Jutta Vogel arbeitet heute nebenberuflich als Fortbildnerin. Bis in das Jahr 2012 hat sich Jutta Vogel am Landesinstitut für Schule und Medien Berlin-Brandenburg (LISUM) besonders mit den Themen individuelle Förderung, Begabungsförderung und Ganztagsschulentwicklung beschäftigt. Auf dem Transferforum 2013 war sie Referentin im Workshop „Schulaufgaben und individuelle Lernzeiten in der Ganztagsschule“.

Interviewerin: Welche Funktionen haben Hausaufgaben in der Ganztagsschule?

Jutta Vogel: Meiner Meinung nach hat der Begriff Hausaufgabe an der Ganztagsschule nichts mehr zu suchen. Die klassische Hausaufgabe –  eine Aufgabe, die zu Hause zu erledigen ist,  und möglichst noch für alle gleich gestellt wird – müsste langsam ausgedient haben. Demzufolge ist die Frage nach der Funktion für mich hinfällig. Ich gehe eher davon aus, dass sich die Unterrichtskultur dahingehend verändern muss, dass diese Form des Lernens  nicht mehr nötig ist.

Wie kann das, was von Hausaufgaben normalerweise geleistet werden soll, von anderen Angeboten in der Ganztagsschule ersetzt werden und welche  Angebote könnten das sein?

Das Kerngeschäft von Schule, auch von Ganztagsschule, ist der Unterricht entsprechend der Rahmenpläne. Dieser Unterricht muss in einer ganz anderen Form erfolgen. Die Hauptfunktion, die man früher der Hausaufgabe zugeschrieben hat – also das Vertiefen, das Üben – muss in den Unterricht integriert werden. Da aber vor allem Lerntempi und auch die Wahl der Lernpartner  die Individualisierung ausmachen, sollte es darüber hinaus Zeiten geben, in denen Kinder entsprechend ihrer Bedürfnisse gefördert werden – entweder durch ein vertiefendes Arbeiten am Stoff, am Inhalt und am Wissen oder aber durch Enrichment-Angebote.  Es ist wichtig, den Kindern die Möglichkeit zu geben, über den Rahmenplan hinaus zu lernen und dabei entweder allein vorzugehen – wenn das ihre bevorzugte Art des Lernens ist – oder aber mit anderen gemeinsam, z.B. im Sinne des Schüler-Mentorings.  

Sehen Sie eine Chance und wenn ja welche bietet denn Ganztagsschule mit ihrem Mehr an Zeit auch für den individuellen Lernprozess für die Schüler?
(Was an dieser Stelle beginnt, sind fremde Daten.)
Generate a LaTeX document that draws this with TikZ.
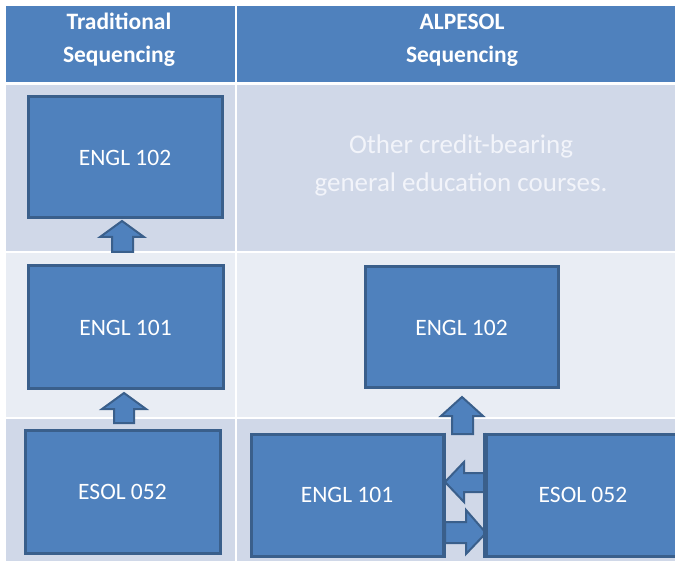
\documentclass[tikz,border=0pt]{standalone}
\usepackage{fontspec}
\setmainfont{Carlito}
\definecolor{hdr}{HTML}{4F81BD}
\definecolor{boxblue}{HTML}{4F81BD}
\definecolor{bord}{HTML}{3A5F8B}
\definecolor{rowdark}{HTML}{D0D8E8}
\definecolor{rowlight}{HTML}{E9EDF4}
\definecolor{softtext}{HTML}{F2F4FA}
\begin{document}
\begin{tikzpicture}[x=1pt,y=-1pt,
  hdrtext/.style={text=white,font=\fontsize{23.5}{33}\selectfont\bfseries,align=center,inner sep=0},
  coursebox/.style={draw=bord,fill=boxblue,line width=3pt,text=white,
    font=\fontsize{23.5}{28}\selectfont,inner sep=0},
  blockarrow/.style={draw=bord,fill=boxblue,line width=2pt,line join=miter},
  note/.style={text=softtext,font=\fontsize{27}{38}\selectfont,align=center,inner sep=0}]
\useasboundingbox (0,0) rectangle (675,561);
\clip (0,0) rectangle (675,561);
% table background
\fill[white] (0,0) rectangle (675,561);
\fill[hdr] (6,6) rectangle (675,82);
\fill[rowdark] (6,85) rectangle (675,251);
\fill[rowlight] (6,253) rectangle (675,417);
\fill[rowdark] (6,419) rectangle (675,561);
\fill[white] (235,6) rectangle (237,561);
% header
\node[hdrtext,anchor=base] (h1) at (119,63) {Traditional\\Sequencing};
\node[hdrtext,anchor=base] (h2) at (462,63) {ALPESOL\\Sequencing};
% note
\node[note,anchor=base] (oth) at (461,192) {Other credit-bearing\\general education courses.};
% left column
\node[coursebox,minimum width=194pt,minimum height=121pt] (l102) at (125,157.5) {ENGL 102};
\node[coursebox,minimum width=195pt,minimum height=123pt] (l101) at (125.5,327.5) {ENGL 101};
\node[coursebox,minimum width=195pt,minimum height=123pt] (l052) at (122.5,491.5) {ESOL 052};
% right column
\node[coursebox,minimum width=193pt,minimum height=121pt] (r102) at (461.5,327.5) {ENGL 102};
\node[coursebox,minimum width=192pt,minimum height=122pt] (r101) at (347,495) {ENGL 101};
\node[coursebox,minimum width=194pt,minimum height=122pt] (r052) at (583,495) {ESOL 052};
% block arrows
\draw[blockarrow] (122,221) -- (144,237) -- (133,237) -- (133,252) -- (112,252) -- (112,237) -- (100,237) -- cycle;
\draw[blockarrow] (124,393) -- (146,409) -- (134,409) -- (134,423) -- (114,423) -- (114,409) -- (102,409) -- cycle;
\draw[blockarrow] (462,397) -- (483,416) -- (473,416) -- (473,434) -- (452,434) -- (452,416) -- (441,416) -- cycle;
\draw[blockarrow] (445,482) -- (464,462) -- (464,473) -- (486,473) -- (486,492) -- (464,492) -- (464,502) -- cycle;
\draw[blockarrow] (486,533) -- (466,510) -- (466,522) -- (445,522) -- (445,543) -- (466,543) -- (466,554) -- cycle;
% redraw box borders over arrow ends
\draw[bord,line width=3pt] (r101.north east) -- (r101.south east);
\draw[bord,line width=3pt] (r052.north west) -- (r052.south west);
\end{tikzpicture}
\end{document}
Wenn sich das, was in der Zeit stattfindet, nicht verändert, reicht es nicht aus, lediglich mehr Zeit zur Verfügung zu stellen. Ich sehe zwei Ansatzpunkte: Zum einen müssten Ganztagsschulen mehr an den Interessen, Neigungen und Begabungen der Kinder ansetzen, sowohl in den Angeboten des Unterrichts als auch in den erweiterten Lernangeboten, die über die Pflichtstunden hinausgehen. Zum anderen sollte nicht so stark zwischen den Angeboten und Formaten unterschieden werden: Handelt es sich um eine Arbeitsgemeinschaft, eine individuelle Lernzeit, ist es Unterricht oder wovon sprechen wir nun?! An der Ganztagsschule gibt es Zeiten des Lernens und Zeiten des „Abhängens“ – so würden Kinder es sagen –, Zeiten des Entspannens und Zeiten des  Unbeaufsichtigt-Seins. Es muss Zeiten geben, in denen  sich die Schülerinnen und Schüler mit Gleichaltrigen  austauschen können, ohne dass der Lehrer unmittelbar daneben steht.